We all know, you can’t serve from an empty vessel, and self-care (which does involve saying “no”) is key to a happy and healthy life. We all know that occasionally, you have to say “no” in order to set healthy boundaries. I think few of us would argue that these are good, solid points. However, I think most of us could also say, if we were honest, that we don’t always do these things consistently. Backbone Power examines why we struggle to say “no”, and how to move through the process of developing our ability to set healthy boundaries and live in a way which is authentic. I was impressed by the depth with which the author examined her subject, the solid research and clinical experience on which the book was based, and the carefully ordered, therapeutic approach.
Backbone Power is eminently quotable, full of common sense, and packs a more powerful punch than you might expect. It’s deeply honest, sometimes brutally so, but also had the ability to amuse me. It’s a wonderful resource.

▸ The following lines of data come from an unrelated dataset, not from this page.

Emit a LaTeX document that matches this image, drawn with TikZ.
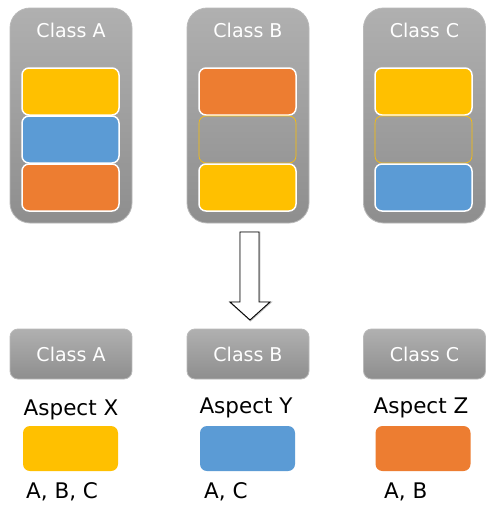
\documentclass[tikz,border=0pt]{standalone}
\usepackage{fontspec}
\setmainfont{DejaVu Sans}
\definecolor{cyel}{HTML}{FFC000}
\definecolor{cblu}{HTML}{5B9BD5}
\definecolor{cora}{HTML}{ED7D31}
\definecolor{gtop}{HTML}{B0B0B0}
\definecolor{gbot}{HTML}{8E8E8E}
\begin{document}
\begin{tikzpicture}[x=1pt,y=-1pt,
  panel/.style={rectangle,rounded corners=20pt,minimum width=122pt,minimum height=215pt,
    top color=gtop,bottom color=gbot,draw=gray!55,line width=0.8pt,inner sep=0pt},
  classbox/.style={rectangle,rounded corners=8pt,minimum width=122pt,minimum height=50pt,
    top color=gtop,bottom color=gbot,draw=gray!55,line width=0.8pt,inner sep=0pt,
    text=white,font=\fontsize{19}{22}\selectfont},
  title/.style={text=white,font=\fontsize{19}{22}\selectfont,inner sep=0pt},
  slot/.style={rectangle,rounded corners=7pt,minimum width=97pt,minimum height=47pt,
    draw=white,line width=1.5pt,inner sep=0pt},
  emptyslot/.style={rectangle,rounded corners=7pt,minimum width=97pt,minimum height=47pt,
    draw=cyel,line width=0.6pt,inner sep=0pt},
  aspect/.style={rectangle,rounded corners=7pt,minimum width=95pt,minimum height=45pt,inner sep=0pt},
  lbl/.style={text=black,font=\fontsize{21.5}{24}\selectfont,inner sep=0pt}]
\useasboundingbox (0,0) rectangle (497,522);
\fill[white] (0,0) rectangle (497,522);
% top panels
\node[panel] (pa) at (71,115.5) {};
\node[panel] (pb) at (248,115.5) {};
\node[panel] (pc) at (424.5,115.5) {};
\node[title] (ta) at (71,30) {Class A};
\node[title] (tb) at (248,30) {Class B};
\node[title] (tc) at (424.5,30) {Class C};
% slots A
\node[slot,fill=cyel] (a1) at (70.5,91.5) {};
\node[slot,fill=cblu] (a2) at (70.5,139.5) {};
\node[slot,fill=cora] (a3) at (70.5,187.5) {};
% slots B
\node[slot,fill=cora] (b1) at (247.5,91.5) {};
\node[emptyslot] (b2) at (247.5,139.5) {};
\node[slot,fill=cyel] (b3) at (247.5,187.5) {};
% slots C
\node[slot,fill=cyel] (c1) at (423.5,91.5) {};
\node[emptyslot] (c2) at (423.5,139.5) {};
\node[slot,fill=cblu] (c3) at (423.5,187.5) {};
% block arrow
\draw[gray!50,line width=1.6pt,line join=miter]
  (240.5,232.5) -- (259.5,232.5) -- (259.5,302.5) -- (270.5,302.5) -- (250.5,320.5)
  -- (230.5,302.5) -- (240.5,302.5) -- cycle;
\draw[black,fill=white,line width=0.9pt,line join=miter]
  (240,232) -- (259,232) -- (259,302) -- (270,302) -- (250,320)
  -- (230,302) -- (240,302) -- cycle;
% bottom class boxes
\node[classbox] (ka) at (71,354) {Class A};
\node[classbox] (kb) at (248,354) {Class B};
\node[classbox] (kc) at (424.5,354) {Class C};
% aspects
\node[lbl] (ax) at (71,410) {Aspect X};
\node[lbl] (ay) at (246,408) {Aspect Y};
\node[lbl] (az) at (421,408) {Aspect Z};
\node[aspect,fill=cyel] (xa) at (70.5,448.5) {};
\node[aspect,fill=cblu] (ya) at (247.5,448.5) {};
\node[aspect,fill=cora] (za) at (423,448.5) {};
\node[lbl,anchor=west] (xl) at (26,492) {A, B, C};
\node[lbl,anchor=west] (yl) at (204,492) {A, C};
\node[lbl,anchor=west] (zl) at (384,492) {A, B};
\end{tikzpicture}
\end{document}
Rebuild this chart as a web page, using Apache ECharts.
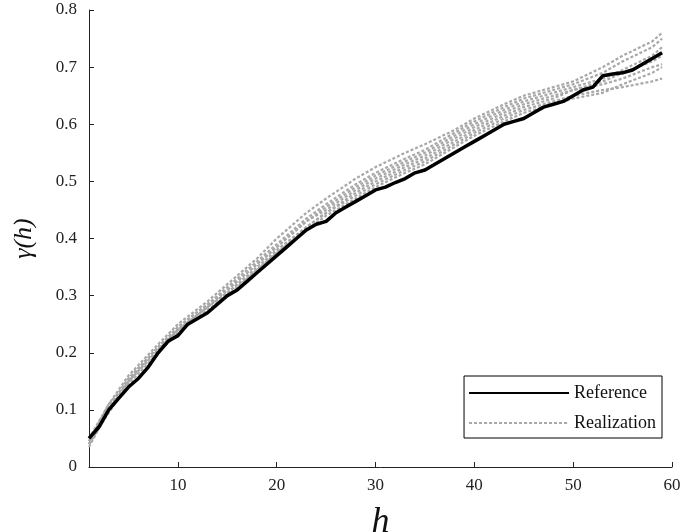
<!DOCTYPE html>
<html><head><meta charset="utf-8">
<script src="https://cdn.jsdelivr.net/npm/echarts@6/dist/echarts.min.js"></script>
<style>html,body{margin:0;background:#fff}#c{width:685px;height:532px}</style>
</head><body><div id="c"></div>
<script>
// reference variogram, h = 1..59
const refH = Array.from({ length: 59 }, (_, i) => i + 1);
const refVals = [0.05,0.07,0.10,0.12,0.14,0.155,0.175,0.20,0.22,0.23,
  0.25,0.26,0.27,0.285,0.30,0.31,0.325,0.34,0.355,0.37,
  0.385,0.40,0.415,0.425,0.43,0.445,0.455,0.465,0.475,0.485,
  0.49,0.498,0.505,0.515,0.52,0.53,0.54,0.55,0.56,0.57,
  0.58,0.59,0.60,0.605,0.61,0.62,0.63,0.635,0.64,0.65,
  0.66,0.665,0.685,0.688,0.69,0.695,0.705,0.715,0.725];

// realizations, sampled h
const realH = [1,3,5,8,10,13,15,18,20,23,25,28,30,33,35,38,40,43,45,48,50,53,55,58,59];
const real1 = [.045,.11,.16,.215,.25,.29,.32,.365,.40,.445,.47,.505,.525,.55,.565,.59,.61,.635,.65,.665,.675,.70,.72,.745,.76];
const real2 = [.04,.105,.155,.21,.245,.285,.315,.36,.39,.435,.46,.495,.515,.54,.555,.585,.605,.63,.645,.66,.67,.69,.71,.735,.75];
const real3 = [.05,.11,.15,.21,.24,.28,.31,.355,.385,.43,.455,.49,.51,.535,.55,.58,.60,.625,.64,.655,.665,.68,.695,.72,.735];
const real4 = [.035,.10,.15,.205,.24,.28,.305,.35,.38,.42,.445,.48,.50,.525,.54,.57,.59,.615,.63,.645,.66,.675,.69,.71,.72];
const real5 = [.04,.095,.145,.20,.235,.275,.30,.345,.375,.415,.44,.47,.49,.515,.53,.56,.58,.605,.62,.635,.645,.655,.67,.69,.70];
const real6 = [.045,.10,.15,.205,.24,.28,.305,.345,.375,.42,.445,.475,.495,.52,.535,.565,.585,.61,.625,.64,.65,.66,.665,.675,.68];
const real7 = [.04,.105,.155,.21,.245,.285,.31,.355,.385,.43,.45,.485,.505,.53,.545,.575,.595,.62,.635,.65,.66,.67,.68,.70,.705];
const reals = [real1, real2, real3, real4, real5, real6, real7];

const font = '"Liberation Serif", "DejaVu Serif", serif';
const chart = echarts.init(document.getElementById('c'));

const realSeries = reals.map(r => ({
  name: 'Realization',
  type: 'line',
  data: realH.map((h, i) => [h, r[i]]),
  symbol: 'none',
  lineStyle: { color: '#a8a8a8', width: 2.2, type: [3, 2] },
  z: 2
}));

chart.setOption({
  animation: false,
  grid: { left: 89, right: 13, top: 10, bottom: 65, outerBoundsMode: 'none' },
  legend: {
    data: ['Reference', 'Realization'],
    orient: 'vertical',
    right: 23, top: 376,
    itemWidth: 100, itemHeight: 4, itemGap: 12,
    itemStyle: { opacity: 0 },
    padding: [8, 6, 6, 4],
    borderColor: '#000', borderWidth: 1, backgroundColor: '#fff',
    textStyle: { fontFamily: font, fontSize: 18, color: '#111' }
  },
  xAxis: {
    type: 'value', min: 1, max: 60,
    name: 'h', nameLocation: 'middle', nameGap: 38,
    nameTextStyle: { fontFamily: font, fontStyle: 'italic', fontSize: 36, color: '#111' },
    axisLine: { lineStyle: { color: '#222' } },
    axisTick: { inside: true, length: 5, lineStyle: { color: '#222' } },
    axisLabel: {
      fontFamily: font, fontSize: 17, color: '#222', margin: 10,
      customValues: [10, 20, 30, 40, 50, 60]
    },
    splitLine: { show: false }
  },
  yAxis: {
    type: 'value', min: 0, max: 0.8, interval: 0.1,
    name: 'γ(h)', nameLocation: 'middle', nameGap: 52,
    nameTextStyle: { fontFamily: font, fontStyle: 'italic', fontSize: 26, color: '#111' },
    axisLine: { show: true, lineStyle: { color: '#222' } },
    axisTick: { show: true, inside: true, length: 5, lineStyle: { color: '#222' } },
    axisLabel: { fontFamily: font, fontSize: 17, color: '#222', margin: 12,
      formatter: v => v === 0 ? '0' : v.toFixed(1) },
    splitLine: { show: false }
  },
  series: realSeries.concat([{
    name: 'Reference',
    type: 'line',
    data: refH.map((h, i) => [h, refVals[i]]),
    symbol: 'none',
    lineStyle: { color: '#000', width: 3.5 },
    z: 5
  }])
});
</script></body></html>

I don’t usually give trigger warnings, but, in this case, I feel I should mention that there were real life examples of child abuse, dysfunctional childhoods, and abusive relationships, which I found quite harrowing listening. It also definitely brought up some of my own issues and forced me to re-examine certain areas of my life, which was unexpected and not entirely comfortable. Some tears were shed… But such delicate and difficult subjects were handled sensitively, with compassion, and in such a manner as to move the reader (listener) through the mire with grace. You felt throughout that you were in safe, experienced hands, and this was a process you could trust.
I was deeply impressed by the author and found Backbone Power both challenging and valuable. The author’s voice was warm, friendly, even soothing; while, at the same time, full of personality and very matter of fact. I found myself taking copious notes and quite unable to put the audiobook down.
I cannot recommend Backbone Power enough. I would go so far as to say, it should be mandatory reading. It truly had so much to impart. I came away feeling like I had been through the emotional wringer, and, yet, was somehow lighter and the better for it… I’m quite sure I’m going to need to buy the book and read it all over again.
Some of my favourite points (I’d say quotes, but, since it was an audiobook I did have to rather scribble on the fly! I have no idea if the actual sentences are correct!):
Saying “no” is simply a statement that you cannot do something – it’s not a rejection
Signs that you should say “no”, when you have been saying “yes”:
- Anger when someone makes a request
- Out of character blow ups
- Avoiding relationships
No is a complete sentence.
We can only make the request – we cannot control the outcome. But we must make the request or risk resentment.
If we’re honouring our standards, we should have few complaints about how we’re treated in the world.
Note the people in your world who do not allow you to make requests.
Confrontations should always result in both parties leaving with dignity and respect.
People don’t have to like you. And you don’t have to care.
What do you think of audio self-help books? If you’ve read Backbone Power, what did you think?